Q. Where will the funding for this agency come from?
A. Bilateral governments, major western donors and those interested in changing the gender equation in the world will now have a focus for mobilizing funds. The American election is a big plus too. More women in Congress will mean more money and a much more enlightened and sympathetic response from the US.

Q. You must be very excited by all of this. For years, you've struggled mightily on behalf of the world's women.
A. I'm thrilled at what's happened. I'm determined, with so many others, to make it work. And the women who fought these battles will be successful. This is not a hollow shell. This is real. Now we need leadership, funds and opportunities on the ground. We'll all fight hard for that and to create as much international support for the agency as possible.

Q. I suspect you have been a thorn in the side of many politicians, bureaucrats and UN officials. Have you been censored or told to back off very often?
A. I've only been asked once by the Secretary General of the UN to curb what I was saying.
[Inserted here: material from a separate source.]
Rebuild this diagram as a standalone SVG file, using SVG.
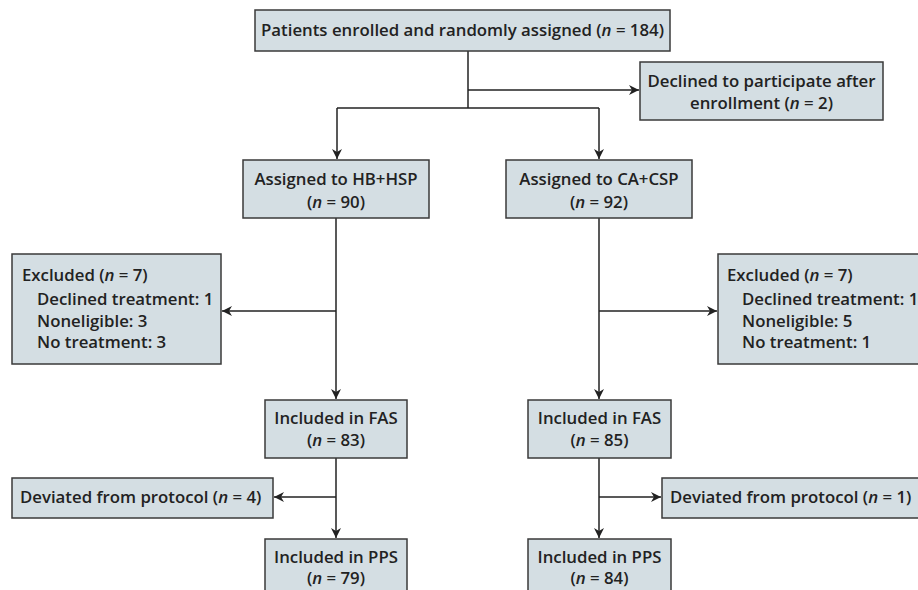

I was asked not to attack the US for its abstinence over condoms policy in Uganda because it might upset the US president who was scheduled to attend a meeting at the UN. In the end, he didn't come anyway.
People often assume you have to engage in self-censorship to make an impact. I don't agree. To me, that's a recipe for selling out. Silence is complicity. We are talking about AIDS, gender, life and death issues and these are non-negotiable items. People are dying. It's nonsense to strangle what you have to say in the face of catastrophe.

Q. Your term as Special Envoy to Africa on AIDS will come to an end in December. What's next for you?
A. In addition to the Stephen Lewis Foundation which focuses on funding community-level projects that help women, grandmothers, orphans and people living with AIDS in Africa, we will be working actively for the success of the women's agency.

Q. Who would you like to succeed you as UN Special Envoy for AIDS in Africa?
A. I have asked that my successor be an African, but most importantly, an African woman. All roads lead from women to social change. That includes subduing the AIDS pandemic.